#### Request
Set down word for word each line from the start of the listing through the line that contains "['0,0', '0,2', '0,4', '0,6', '0,8', '1,0'];", both included.

-------

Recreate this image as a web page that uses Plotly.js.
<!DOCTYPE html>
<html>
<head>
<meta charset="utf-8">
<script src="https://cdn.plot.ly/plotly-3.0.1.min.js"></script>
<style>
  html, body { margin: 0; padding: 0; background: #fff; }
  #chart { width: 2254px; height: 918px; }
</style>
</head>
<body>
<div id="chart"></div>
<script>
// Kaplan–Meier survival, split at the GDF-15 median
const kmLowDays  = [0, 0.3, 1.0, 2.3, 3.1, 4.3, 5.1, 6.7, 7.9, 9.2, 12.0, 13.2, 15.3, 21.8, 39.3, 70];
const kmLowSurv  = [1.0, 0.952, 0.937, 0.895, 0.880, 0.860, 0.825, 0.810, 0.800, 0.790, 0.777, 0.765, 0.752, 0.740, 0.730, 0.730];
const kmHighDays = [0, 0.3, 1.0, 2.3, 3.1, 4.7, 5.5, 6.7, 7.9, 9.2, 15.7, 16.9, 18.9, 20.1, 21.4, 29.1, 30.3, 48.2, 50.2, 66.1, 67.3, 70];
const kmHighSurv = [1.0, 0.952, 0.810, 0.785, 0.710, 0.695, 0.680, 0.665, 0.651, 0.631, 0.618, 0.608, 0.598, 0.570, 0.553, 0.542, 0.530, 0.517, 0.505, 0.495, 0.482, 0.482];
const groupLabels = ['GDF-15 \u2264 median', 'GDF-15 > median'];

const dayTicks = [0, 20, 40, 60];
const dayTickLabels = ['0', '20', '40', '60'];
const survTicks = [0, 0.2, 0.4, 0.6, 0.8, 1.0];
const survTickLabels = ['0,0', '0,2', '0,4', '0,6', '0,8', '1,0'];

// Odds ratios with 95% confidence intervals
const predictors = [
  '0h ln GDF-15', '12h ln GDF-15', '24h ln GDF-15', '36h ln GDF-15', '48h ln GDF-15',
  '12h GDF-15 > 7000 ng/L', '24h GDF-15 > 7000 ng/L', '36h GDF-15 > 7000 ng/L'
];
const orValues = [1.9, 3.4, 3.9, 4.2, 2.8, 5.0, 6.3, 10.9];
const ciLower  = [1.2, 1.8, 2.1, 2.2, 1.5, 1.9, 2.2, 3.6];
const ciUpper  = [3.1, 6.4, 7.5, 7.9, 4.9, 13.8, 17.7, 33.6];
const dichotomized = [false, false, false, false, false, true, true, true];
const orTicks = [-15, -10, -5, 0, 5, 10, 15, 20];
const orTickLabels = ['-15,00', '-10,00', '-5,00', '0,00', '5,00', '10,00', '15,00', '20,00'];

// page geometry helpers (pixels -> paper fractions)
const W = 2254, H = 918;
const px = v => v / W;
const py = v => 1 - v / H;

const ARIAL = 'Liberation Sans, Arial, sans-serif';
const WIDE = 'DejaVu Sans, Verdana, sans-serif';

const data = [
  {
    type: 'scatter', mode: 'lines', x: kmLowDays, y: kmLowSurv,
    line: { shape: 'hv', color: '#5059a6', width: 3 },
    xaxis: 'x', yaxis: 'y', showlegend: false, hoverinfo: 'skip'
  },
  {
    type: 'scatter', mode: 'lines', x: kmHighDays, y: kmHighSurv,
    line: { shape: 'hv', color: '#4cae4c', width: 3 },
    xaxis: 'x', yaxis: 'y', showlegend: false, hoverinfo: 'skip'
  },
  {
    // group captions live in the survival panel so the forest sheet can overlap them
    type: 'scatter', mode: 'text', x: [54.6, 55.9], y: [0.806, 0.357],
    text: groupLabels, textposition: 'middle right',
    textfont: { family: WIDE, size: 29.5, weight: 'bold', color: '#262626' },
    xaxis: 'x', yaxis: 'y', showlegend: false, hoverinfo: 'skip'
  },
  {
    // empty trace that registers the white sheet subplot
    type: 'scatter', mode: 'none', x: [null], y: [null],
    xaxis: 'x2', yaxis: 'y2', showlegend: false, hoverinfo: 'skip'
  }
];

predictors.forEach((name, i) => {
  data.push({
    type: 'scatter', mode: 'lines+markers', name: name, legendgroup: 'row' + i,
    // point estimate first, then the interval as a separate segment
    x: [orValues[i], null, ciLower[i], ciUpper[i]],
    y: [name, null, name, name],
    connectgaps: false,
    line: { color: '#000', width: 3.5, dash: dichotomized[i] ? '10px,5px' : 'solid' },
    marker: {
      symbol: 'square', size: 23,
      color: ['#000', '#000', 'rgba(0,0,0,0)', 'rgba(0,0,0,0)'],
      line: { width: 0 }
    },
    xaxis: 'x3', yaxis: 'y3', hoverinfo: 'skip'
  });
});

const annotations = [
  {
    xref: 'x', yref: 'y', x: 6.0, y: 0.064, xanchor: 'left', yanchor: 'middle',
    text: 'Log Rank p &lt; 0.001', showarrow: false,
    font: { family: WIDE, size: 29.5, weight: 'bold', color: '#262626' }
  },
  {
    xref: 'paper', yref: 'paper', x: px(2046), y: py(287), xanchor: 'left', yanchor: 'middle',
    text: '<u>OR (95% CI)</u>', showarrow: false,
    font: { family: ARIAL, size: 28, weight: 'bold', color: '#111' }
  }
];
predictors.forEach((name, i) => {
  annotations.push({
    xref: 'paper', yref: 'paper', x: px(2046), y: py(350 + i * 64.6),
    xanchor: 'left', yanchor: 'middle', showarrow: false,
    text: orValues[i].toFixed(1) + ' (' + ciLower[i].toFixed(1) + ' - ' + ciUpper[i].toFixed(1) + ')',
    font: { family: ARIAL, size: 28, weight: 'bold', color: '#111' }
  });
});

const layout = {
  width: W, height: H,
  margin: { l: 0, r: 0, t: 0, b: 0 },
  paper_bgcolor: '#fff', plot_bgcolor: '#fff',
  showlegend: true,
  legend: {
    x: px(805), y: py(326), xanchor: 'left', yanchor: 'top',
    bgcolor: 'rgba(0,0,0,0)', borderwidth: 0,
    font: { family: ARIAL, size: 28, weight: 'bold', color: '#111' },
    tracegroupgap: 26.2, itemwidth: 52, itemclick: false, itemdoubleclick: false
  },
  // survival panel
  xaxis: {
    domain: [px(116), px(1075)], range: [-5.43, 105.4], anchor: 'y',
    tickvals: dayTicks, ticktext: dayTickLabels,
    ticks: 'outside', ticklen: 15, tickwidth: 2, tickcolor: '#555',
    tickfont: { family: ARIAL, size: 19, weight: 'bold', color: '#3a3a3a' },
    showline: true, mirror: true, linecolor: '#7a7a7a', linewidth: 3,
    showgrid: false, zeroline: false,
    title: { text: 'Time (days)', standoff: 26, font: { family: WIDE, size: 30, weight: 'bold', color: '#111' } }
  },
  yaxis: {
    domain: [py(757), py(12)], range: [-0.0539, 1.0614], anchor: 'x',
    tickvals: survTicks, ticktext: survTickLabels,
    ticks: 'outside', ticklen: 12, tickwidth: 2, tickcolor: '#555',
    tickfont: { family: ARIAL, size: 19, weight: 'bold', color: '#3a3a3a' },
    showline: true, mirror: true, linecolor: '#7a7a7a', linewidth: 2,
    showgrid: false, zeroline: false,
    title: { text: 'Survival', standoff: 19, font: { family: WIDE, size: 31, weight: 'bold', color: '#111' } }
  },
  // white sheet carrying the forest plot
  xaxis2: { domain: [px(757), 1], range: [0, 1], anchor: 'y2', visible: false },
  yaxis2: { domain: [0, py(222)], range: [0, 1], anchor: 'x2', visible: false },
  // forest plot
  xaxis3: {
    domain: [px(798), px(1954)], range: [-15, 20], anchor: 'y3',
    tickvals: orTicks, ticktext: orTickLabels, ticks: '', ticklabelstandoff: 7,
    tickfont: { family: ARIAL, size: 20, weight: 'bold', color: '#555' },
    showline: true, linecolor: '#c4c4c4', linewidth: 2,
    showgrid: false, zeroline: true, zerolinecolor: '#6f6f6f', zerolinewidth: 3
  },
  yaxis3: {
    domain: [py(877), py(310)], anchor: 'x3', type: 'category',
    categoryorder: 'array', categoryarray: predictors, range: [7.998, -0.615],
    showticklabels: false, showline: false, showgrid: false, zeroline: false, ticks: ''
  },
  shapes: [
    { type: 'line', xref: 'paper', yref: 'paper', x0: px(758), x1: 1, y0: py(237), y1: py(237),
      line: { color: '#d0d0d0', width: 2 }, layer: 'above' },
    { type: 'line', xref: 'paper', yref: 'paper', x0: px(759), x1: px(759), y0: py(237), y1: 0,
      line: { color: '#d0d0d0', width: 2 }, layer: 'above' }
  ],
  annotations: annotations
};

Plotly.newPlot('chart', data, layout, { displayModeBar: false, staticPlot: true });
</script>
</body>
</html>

-------

#### Solution to the exercise
Recreate this image as a web page that uses Plotly.js.
<!DOCTYPE html>
<html>
<head>
<meta charset="utf-8">
<script src="https://cdn.plot.ly/plotly-3.0.1.min.js"></script>
<style>
  html, body { margin: 0; padding: 0; background: #fff; }
  #chart { width: 2254px; height: 918px; }
</style>
</head>
<body>
<div id="chart"></div>
<script>
// Kaplan–Meier survival, split at the GDF-15 median
const kmLowDays  = [0, 0.3, 1.0, 2.3, 3.1, 4.3, 5.1, 6.7, 7.9, 9.2, 12.0, 13.2, 15.3, 21.8, 39.3, 70];
const kmLowSurv  = [1.0, 0.952, 0.937, 0.895, 0.880, 0.860, 0.825, 0.810, 0.800, 0.790, 0.777, 0.765, 0.752, 0.740, 0.730, 0.730];
const kmHighDays = [0, 0.3, 1.0, 2.3, 3.1, 4.7, 5.5, 6.7, 7.9, 9.2, 15.7, 16.9, 18.9, 20.1, 21.4, 29.1, 30.3, 48.2, 50.2, 66.1, 67.3, 70];
const kmHighSurv = [1.0, 0.952, 0.810, 0.785, 0.710, 0.695, 0.680, 0.665, 0.651, 0.631, 0.618, 0.608, 0.598, 0.570, 0.553, 0.542, 0.530, 0.517, 0.505, 0.495, 0.482, 0.482];
const groupLabels = ['GDF-15 \u2264 median', 'GDF-15 > median'];

const dayTicks = [0, 20, 40, 60];
const dayTickLabels = ['0', '20', '40', '60'];
const survTicks = [0, 0.2, 0.4, 0.6, 0.8, 1.0];
const survTickLabels = ['0,0', '0,2', '0,4', '0,6', '0,8', '1,0'];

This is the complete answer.